The committee will also propose that President Pusey appoint an impartial committee to select which Harvard Houses will be coed.

The high two-to-one ratio would not permit all of the Houses to have women residents. The new committee would have to decide if a few of the large Houses or more of the small Houses should be coed, Jerome Kagan, head of the Faculty Committee on Residential Living, said yesterday.

Kagan said that he favors making all but one or two dorms at Radcliffe coed, so that girls who do not want to will not have to live in a coed dorm.
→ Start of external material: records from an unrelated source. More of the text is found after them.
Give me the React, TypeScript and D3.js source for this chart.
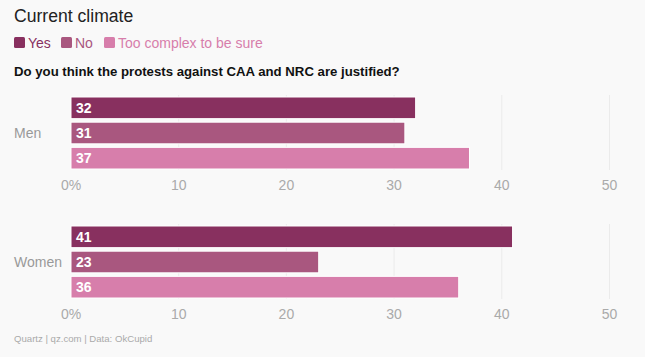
import React from "react";
import * as d3 from "d3";

const categories = ["Men", "Women"];
const seriesNames = ["Yes", "No", "Too complex to be sure"];
const seriesColors = ["#88305f", "#a9577f", "#d77eab"];
const menValues = [32, 31, 37];
const womenValues = [41, 23, 36];
const tickValues = [0, 10, 20, 30, 40, 50];

const W = 645;
const H = 357;
const FONT = "'Liberation Sans', Arial, sans-serif";

export default function App() {
  const x = d3.scaleLinear().domain([0, 50]).range([71, 609.5]);
  const groups = [menValues, womenValues];
  const groupTop = [97, 226];
  const band = d3.scaleBand<number>().domain([0, 1, 2]).range([0, 72]).paddingInner(0.14).paddingOuter(0);
  const legendX = [14, 61, 104];

  return (
    <svg width={W} height={H} style={{ position: "absolute", left: 0, top: 0, background: "#f9f9f9" }}>
      <rect x={0} y={0} width={W} height={H} fill="#f9f9f9" />
      <text x={14} y={22} fontFamily={FONT} fontSize={17.6} fill="#222">Current climate</text>
      {seriesNames.map((s, i) => (
        <g key={s}>
          <rect x={legendX[i]} y={37} width={11} height={11} rx={1.5} fill={seriesColors[i]} />
          <text x={legendX[i] + 14} y={48} fontFamily={FONT} fontSize={14} fill={seriesColors[i]}>{s}</text>
        </g>
      ))}
      <text x={14} y={76} fontFamily={FONT} fontSize={13.2} fontWeight="bold" fill="#111">
        Do you think the protests against CAA and NRC are justified?
      </text>
      {groups.map((vals, gi) => {
        const top = groupTop[gi];
        return (
          <g key={gi}>
            {tickValues.filter((t) => t > 0).map((t) => (
              <line key={t} x1={x(t)} x2={x(t)} y1={top - 2} y2={top + 73} stroke="#ebebeb" strokeWidth={1} />
            ))}
            {vals.map((v, i) => (
              <g key={i}>
                <rect
                  x={x(0)}
                  y={top + (band(i) as number)}
                  width={x(v) - x(0)}
                  height={band.bandwidth()}
                  fill={seriesColors[i]}
                  stroke="#ffffff"
                  strokeWidth={1}
                />
                <text
                  x={x(0) + 5}
                  y={top + (band(i) as number) + band.bandwidth() / 2 + 5}
                  fontFamily={FONT}
                  fontSize={14}
                  fontWeight="bold"
                  fill="#fff"
                >
                  {v}
                </text>
              </g>
            ))}
            <text x={14} y={top + 36 + 5} fontFamily={FONT} fontSize={14} fill="#999">
              {categories[gi]}
            </text>
            {tickValues.map((t) => (
              <text
                key={t}
                x={x(t)}
                y={top + 93}
                textAnchor="middle"
                fontFamily={FONT}
                fontSize={14}
                fill="#aaa"
              >
                {t === 0 ? "0%" : t}
              </text>
            ))}
          </g>
        );
      })}
      <text x={14} y={342} fontFamily={FONT} fontSize={9.6} fill="#aaa">Quartz | qz.com | Data: OkCupid</text>
    </svg>
  );
}
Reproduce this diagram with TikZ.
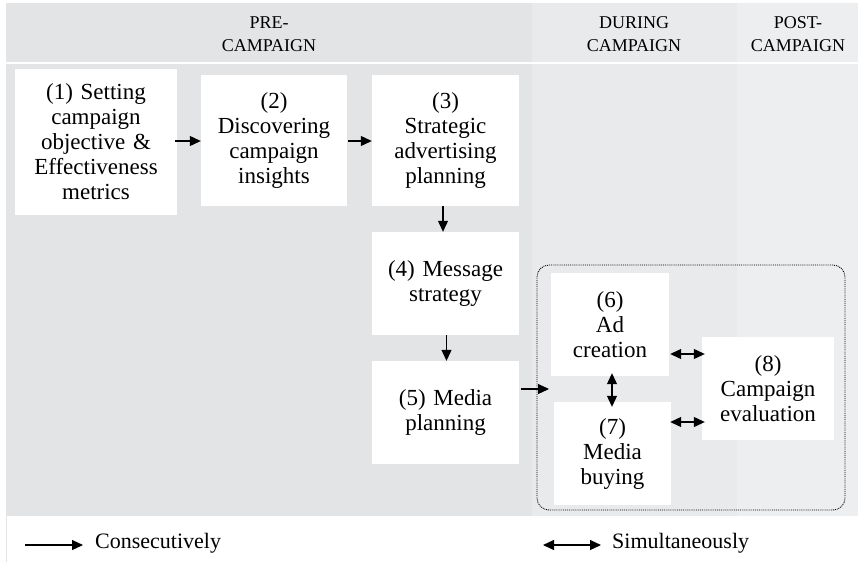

Karl Strauch, professor of Physics, will present an amendment to the Kagan Committee recommendation, proposing that the Faculty not fix a two-to-one ratio of men to women in the coed units.

More Women

Mark Kaplan 71, chairman of the Dunster House Committee, asked Strauch to present the amendment because he felt that all the Harvard Houses should be coed, which would be impossible with a two-to-one ratio. "The only long term solution to it is having more women," Kaplan said.

Strauch will suggest instead that the committee which selects the Houses also set the ratio of men to women after fully investigating the questions and seeking the advice of coed-exchange students.

Freshmen

Kagan will also propose to the Faculty that Harvard freshmen continue to live in non-coed dorms in the Yard. Radcliffe freshmen would live at Radcliffe with an option to live in either a coed or non-coed dorm.

A Faculty decision on coed housing for next year is overdue, Kagan said, since Harvard upperclassmen flied room preference cards last week. Cliffies in the coed houses were not asked to apply for rooms at Harvard next year. Kagan said that the Houses will decide which of the present residents will move next year.

Kagan also said that he sees no reason why coed housing would not be approved for next year even if the merger of Harvard and Radcliffe is not completed before June President Pusey said recently that he does not think that the merger will be accomplished by 1970.

Questionnaire Findings

Kagan will also report the findings of the questionnaire distributed by his committee to Harvard and Radcliffe students this fall. The results show that over 90 per cent of the students favor coed housing. A slightly smaller percentage said they were willing to move to make coed housing possible, Kagan said.